§ **GOAL OF THE EXERCISE**
Drop the pictures, then extract the listing word for word.
::::::
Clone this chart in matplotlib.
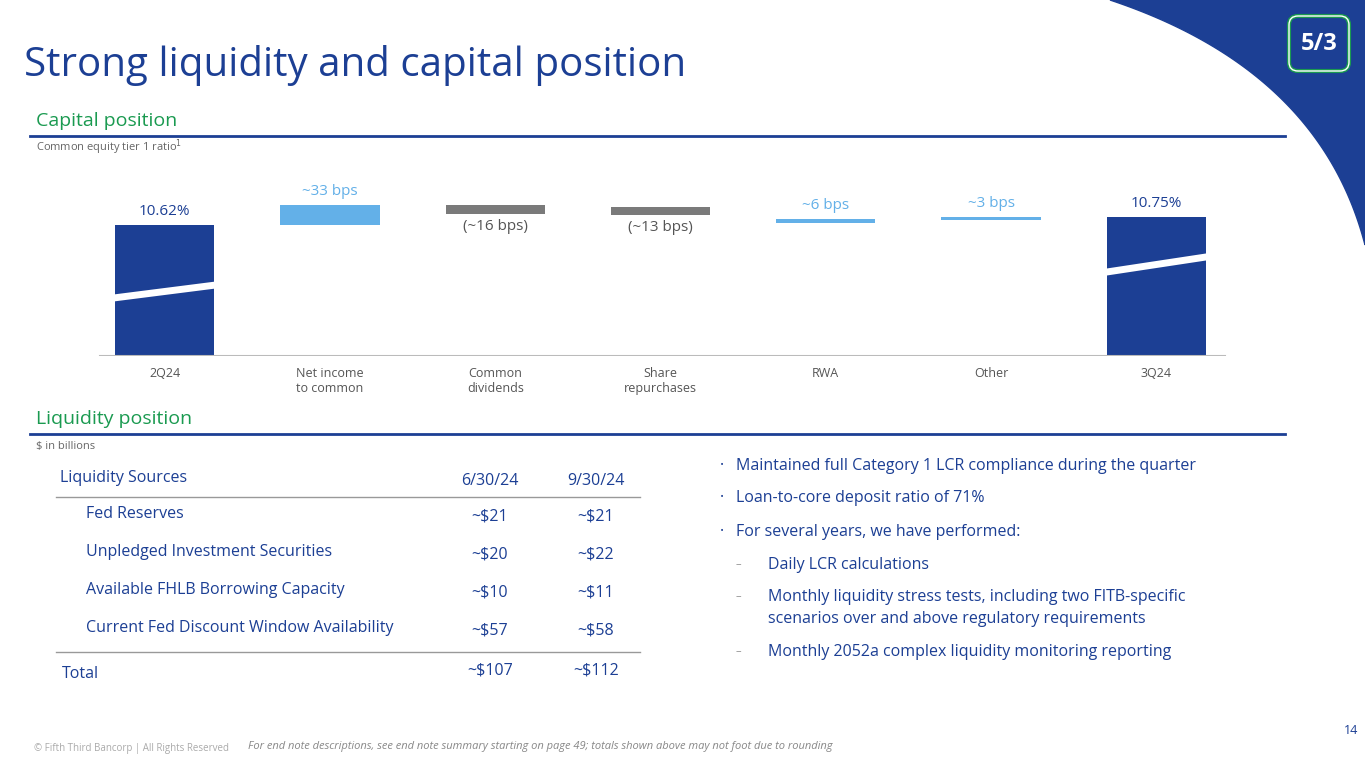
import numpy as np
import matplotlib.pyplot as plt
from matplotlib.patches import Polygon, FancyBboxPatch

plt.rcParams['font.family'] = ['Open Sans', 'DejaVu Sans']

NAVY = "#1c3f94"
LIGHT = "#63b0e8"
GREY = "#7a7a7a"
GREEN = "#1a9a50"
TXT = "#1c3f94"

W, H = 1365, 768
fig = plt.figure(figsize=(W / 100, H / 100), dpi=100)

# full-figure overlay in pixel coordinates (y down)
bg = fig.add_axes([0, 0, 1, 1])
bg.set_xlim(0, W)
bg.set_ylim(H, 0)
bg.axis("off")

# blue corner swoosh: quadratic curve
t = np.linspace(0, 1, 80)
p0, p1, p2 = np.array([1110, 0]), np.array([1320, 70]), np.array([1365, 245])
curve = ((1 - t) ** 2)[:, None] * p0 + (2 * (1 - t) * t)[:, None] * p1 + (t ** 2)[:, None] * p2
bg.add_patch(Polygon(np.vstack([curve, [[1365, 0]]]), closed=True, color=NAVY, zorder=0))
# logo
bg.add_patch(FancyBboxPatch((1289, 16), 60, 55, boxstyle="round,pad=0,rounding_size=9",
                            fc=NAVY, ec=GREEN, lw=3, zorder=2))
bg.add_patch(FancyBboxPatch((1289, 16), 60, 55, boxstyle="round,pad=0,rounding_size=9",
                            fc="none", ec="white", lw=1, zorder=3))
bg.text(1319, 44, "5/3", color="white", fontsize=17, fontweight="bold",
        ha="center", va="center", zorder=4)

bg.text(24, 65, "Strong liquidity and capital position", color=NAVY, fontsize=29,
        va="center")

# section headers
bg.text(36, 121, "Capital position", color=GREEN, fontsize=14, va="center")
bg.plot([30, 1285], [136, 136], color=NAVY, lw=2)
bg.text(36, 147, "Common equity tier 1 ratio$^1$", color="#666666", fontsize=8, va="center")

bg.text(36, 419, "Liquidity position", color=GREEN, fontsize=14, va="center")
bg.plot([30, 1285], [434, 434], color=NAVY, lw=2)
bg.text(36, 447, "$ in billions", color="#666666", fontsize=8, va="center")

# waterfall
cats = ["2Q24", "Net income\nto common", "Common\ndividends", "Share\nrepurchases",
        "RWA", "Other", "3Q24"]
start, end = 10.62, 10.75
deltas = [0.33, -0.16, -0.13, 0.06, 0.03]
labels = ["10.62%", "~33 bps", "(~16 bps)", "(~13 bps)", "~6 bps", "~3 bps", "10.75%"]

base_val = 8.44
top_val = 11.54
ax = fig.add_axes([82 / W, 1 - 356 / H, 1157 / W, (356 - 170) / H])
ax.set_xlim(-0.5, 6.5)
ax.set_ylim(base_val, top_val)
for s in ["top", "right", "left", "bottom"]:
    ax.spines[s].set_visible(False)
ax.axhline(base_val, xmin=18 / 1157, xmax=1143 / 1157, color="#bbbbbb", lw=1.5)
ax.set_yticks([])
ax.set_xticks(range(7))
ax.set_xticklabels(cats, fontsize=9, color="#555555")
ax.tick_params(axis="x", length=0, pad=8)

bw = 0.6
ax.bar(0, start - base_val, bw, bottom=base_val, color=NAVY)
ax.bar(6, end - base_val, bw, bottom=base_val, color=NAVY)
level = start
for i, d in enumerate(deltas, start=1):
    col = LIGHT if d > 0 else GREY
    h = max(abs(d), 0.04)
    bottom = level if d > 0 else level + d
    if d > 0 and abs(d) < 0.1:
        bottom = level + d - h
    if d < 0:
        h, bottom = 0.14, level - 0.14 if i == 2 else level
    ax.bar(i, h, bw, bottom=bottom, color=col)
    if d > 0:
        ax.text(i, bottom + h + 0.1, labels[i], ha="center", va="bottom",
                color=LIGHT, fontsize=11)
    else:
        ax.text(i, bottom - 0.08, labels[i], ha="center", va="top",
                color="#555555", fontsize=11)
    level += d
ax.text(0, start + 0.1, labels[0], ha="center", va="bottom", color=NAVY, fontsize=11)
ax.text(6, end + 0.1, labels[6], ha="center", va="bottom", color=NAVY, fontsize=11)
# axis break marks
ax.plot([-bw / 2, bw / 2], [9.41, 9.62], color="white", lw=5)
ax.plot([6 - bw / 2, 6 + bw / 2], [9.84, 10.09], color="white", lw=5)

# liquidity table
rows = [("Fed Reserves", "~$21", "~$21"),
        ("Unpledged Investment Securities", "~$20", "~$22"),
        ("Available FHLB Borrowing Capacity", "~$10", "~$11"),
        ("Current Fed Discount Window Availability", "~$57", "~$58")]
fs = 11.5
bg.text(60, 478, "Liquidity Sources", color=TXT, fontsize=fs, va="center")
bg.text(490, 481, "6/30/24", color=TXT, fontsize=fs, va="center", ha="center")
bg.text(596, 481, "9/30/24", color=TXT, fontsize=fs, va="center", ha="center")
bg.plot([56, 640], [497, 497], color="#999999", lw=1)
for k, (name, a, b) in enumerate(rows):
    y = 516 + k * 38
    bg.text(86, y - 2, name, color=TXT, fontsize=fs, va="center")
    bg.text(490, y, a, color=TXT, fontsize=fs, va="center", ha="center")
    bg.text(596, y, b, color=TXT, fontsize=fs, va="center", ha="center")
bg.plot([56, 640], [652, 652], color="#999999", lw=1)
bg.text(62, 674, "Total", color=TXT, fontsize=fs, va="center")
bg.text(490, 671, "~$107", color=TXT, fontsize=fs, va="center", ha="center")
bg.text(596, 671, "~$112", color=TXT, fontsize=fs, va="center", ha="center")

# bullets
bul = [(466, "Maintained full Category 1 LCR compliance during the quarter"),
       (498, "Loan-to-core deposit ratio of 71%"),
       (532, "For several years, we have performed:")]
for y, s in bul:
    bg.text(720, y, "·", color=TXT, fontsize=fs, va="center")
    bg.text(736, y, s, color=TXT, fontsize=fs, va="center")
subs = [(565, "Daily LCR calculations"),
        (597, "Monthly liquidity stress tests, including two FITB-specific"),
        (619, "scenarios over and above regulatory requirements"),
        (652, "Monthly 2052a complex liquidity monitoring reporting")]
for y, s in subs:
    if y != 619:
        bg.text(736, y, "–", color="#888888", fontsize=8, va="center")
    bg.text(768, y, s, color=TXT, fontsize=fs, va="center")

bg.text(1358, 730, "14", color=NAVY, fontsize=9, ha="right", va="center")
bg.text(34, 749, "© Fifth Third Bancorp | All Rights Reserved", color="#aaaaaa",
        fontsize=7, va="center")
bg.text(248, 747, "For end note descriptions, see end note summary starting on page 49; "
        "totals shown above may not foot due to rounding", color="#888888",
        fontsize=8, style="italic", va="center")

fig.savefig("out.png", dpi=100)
::::::
§ **CORRECT RESULT**
Clone this chart in matplotlib.
import numpy as np
import matplotlib.pyplot as plt
from matplotlib.patches import Polygon, FancyBboxPatch

plt.rcParams['font.family'] = ['Open Sans', 'DejaVu Sans']

NAVY = "#1c3f94"
LIGHT = "#63b0e8"
GREY = "#7a7a7a"
GREEN = "#1a9a50"
TXT = "#1c3f94"

W, H = 1365, 768
fig = plt.figure(figsize=(W / 100, H / 100), dpi=100)

# full-figure overlay in pixel coordinates (y down)
bg = fig.add_axes([0, 0, 1, 1])
bg.set_xlim(0, W)
bg.set_ylim(H, 0)
bg.axis("off")

# blue corner swoosh: quadratic curve
t = np.linspace(0, 1, 80)
p0, p1, p2 = np.array([1110, 0]), np.array([1320, 70]), np.array([1365, 245])
curve = ((1 - t) ** 2)[:, None] * p0 + (2 * (1 - t) * t)[:, None] * p1 + (t ** 2)[:, None] * p2
bg.add_patch(Polygon(np.vstack([curve, [[1365, 0]]]), closed=True, color=NAVY, zorder=0))
# logo
bg.add_patch(FancyBboxPatch((1289, 16), 60, 55, boxstyle="round,pad=0,rounding_size=9",
                            fc=NAVY, ec=GREEN, lw=3, zorder=2))
bg.add_patch(FancyBboxPatch((1289, 16), 60, 55, boxstyle="round,pad=0,rounding_size=9",
                            fc="none", ec="white", lw=1, zorder=3))
bg.text(1319, 44, "5/3", color="white", fontsize=17, fontweight="bold",
        ha="center", va="center", zorder=4)

bg.text(24, 65, "Strong liquidity and capital position", color=NAVY, fontsize=29,
        va="center")

# section headers
bg.text(36, 121, "Capital position", color=GREEN, fontsize=14, va="center")
bg.plot([30, 1285], [136, 136], color=NAVY, lw=2)
bg.text(36, 147, "Common equity tier 1 ratio$^1$", color="#666666", fontsize=8, va="center")

bg.text(36, 419, "Liquidity position", color=GREEN, fontsize=14, va="center")
bg.plot([30, 1285], [434, 434], color=NAVY, lw=2)
bg.text(36, 447, "$ in billions", color="#666666", fontsize=8, va="center")

# waterfall
cats = ["2Q24", "Net income\nto common", "Common\ndividends", "Share\nrepurchases",
        "RWA", "Other", "3Q24"]
start, end = 10.62, 10.75
deltas = [0.33, -0.16, -0.13, 0.06, 0.03]
labels = ["10.62%", "~33 bps", "(~16 bps)", "(~13 bps)", "~6 bps", "~3 bps", "10.75%"]

base_val = 8.44
top_val = 11.54
ax = fig.add_axes([82 / W, 1 - 356 / H, 1157 / W, (356 - 170) / H])
ax.set_xlim(-0.5, 6.5)
ax.set_ylim(base_val, top_val)
for s in ["top", "right", "left", "bottom"]:
    ax.spines[s].set_visible(False)
ax.axhline(base_val, xmin=18 / 1157, xmax=1143 / 1157, color="#bbbbbb", lw=1.5)
ax.set_yticks([])
ax.set_xticks(range(7))
ax.set_xticklabels(cats, fontsize=9, color="#555555")
ax.tick_params(axis="x", length=0, pad=8)

bw = 0.6
ax.bar(0, start - base_val, bw, bottom=base_val, color=NAVY)
ax.bar(6, end - base_val, bw, bottom=base_val, color=NAVY)
level = start
for i, d in enumerate(deltas, start=1):
    col = LIGHT if d > 0 else GREY
    h = max(abs(d), 0.04)
    bottom = level if d > 0 else level + d
    if d > 0 and abs(d) < 0.1:
        bottom = level + d - h
    if d < 0:
        h, bottom = 0.14, level - 0.14 if i == 2 else level
    ax.bar(i, h, bw, bottom=bottom, color=col)
    if d > 0:
        ax.text(i, bottom + h + 0.1, labels[i], ha="center", va="bottom",
                color=LIGHT, fontsize=11)
    else:
        ax.text(i, bottom - 0.08, labels[i], ha="center", va="top",
                color="#555555", fontsize=11)
    level += d
ax.text(0, start + 0.1, labels[0], ha="center", va="bottom", color=NAVY, fontsize=11)
ax.text(6, end + 0.1, labels[6], ha="center", va="bottom", color=NAVY, fontsize=11)
# axis break marks
ax.plot([-bw / 2, bw / 2], [9.41, 9.62], color="white", lw=5)
ax.plot([6 - bw / 2, 6 + bw / 2], [9.84, 10.09], color="white", lw=5)

# liquidity table
rows = [("Fed Reserves", "~$21", "~$21"),
        ("Unpledged Investment Securities", "~$20", "~$22"),
        ("Available FHLB Borrowing Capacity", "~$10", "~$11"),
        ("Current Fed Discount Window Availability", "~$57", "~$58")]
fs = 11.5
bg.text(60, 478, "Liquidity Sources", color=TXT, fontsize=fs, va="center")
bg.text(490, 481, "6/30/24", color=TXT, fontsize=fs, va="center", ha="center")
bg.text(596, 481, "9/30/24", color=TXT, fontsize=fs, va="center", ha="center")
bg.plot([56, 640], [497, 497], color="#999999", lw=1)
for k, (name, a, b) in enumerate(rows):
    y = 516 + k * 38
    bg.text(86, y - 2, name, color=TXT, fontsize=fs, va="center")
    bg.text(490, y, a, color=TXT, fontsize=fs, va="center", ha="center")
    bg.text(596, y, b, color=TXT, fontsize=fs, va="center", ha="center")
bg.plot([56, 640], [652, 652], color="#999999", lw=1)
bg.text(62, 674, "Total", color=TXT, fontsize=fs, va="center")
bg.text(490, 671, "~$107", color=TXT, fontsize=fs, va="center", ha="center")
bg.text(596, 671, "~$112", color=TXT, fontsize=fs, va="center", ha="center")

# bullets
bul = [(466, "Maintained full Category 1 LCR compliance during the quarter"),
       (498, "Loan-to-core deposit ratio of 71%"),
       (532, "For several years, we have performed:")]
for y, s in bul:
    bg.text(720, y, "·", color=TXT, fontsize=fs, va="center")
    bg.text(736, y, s, color=TXT, fontsize=fs, va="center")
subs = [(565, "Daily LCR calculations"),
        (597, "Monthly liquidity stress tests, including two FITB-specific"),
        (619, "scenarios over and above regulatory requirements"),
        (652, "Monthly 2052a complex liquidity monitoring reporting")]
for y, s in subs:
    if y != 619:
        bg.text(736, y, "–", color="#888888", fontsize=8, va="center")
    bg.text(768, y, s, color=TXT, fontsize=fs, va="center")

bg.text(1358, 730, "14", color=NAVY, fontsize=9, ha="right", va="center")
bg.text(34, 749, "© Fifth Third Bancorp | All Rights Reserved", color="#aaaaaa",
        fontsize=7, va="center")
bg.text(248, 747, "For end note descriptions, see end note summary starting on page 49; "
        "totals shown above may not foot due to rounding", color="#888888",
        fontsize=8, style="italic", va="center")

fig.savefig("out.png", dpi=100)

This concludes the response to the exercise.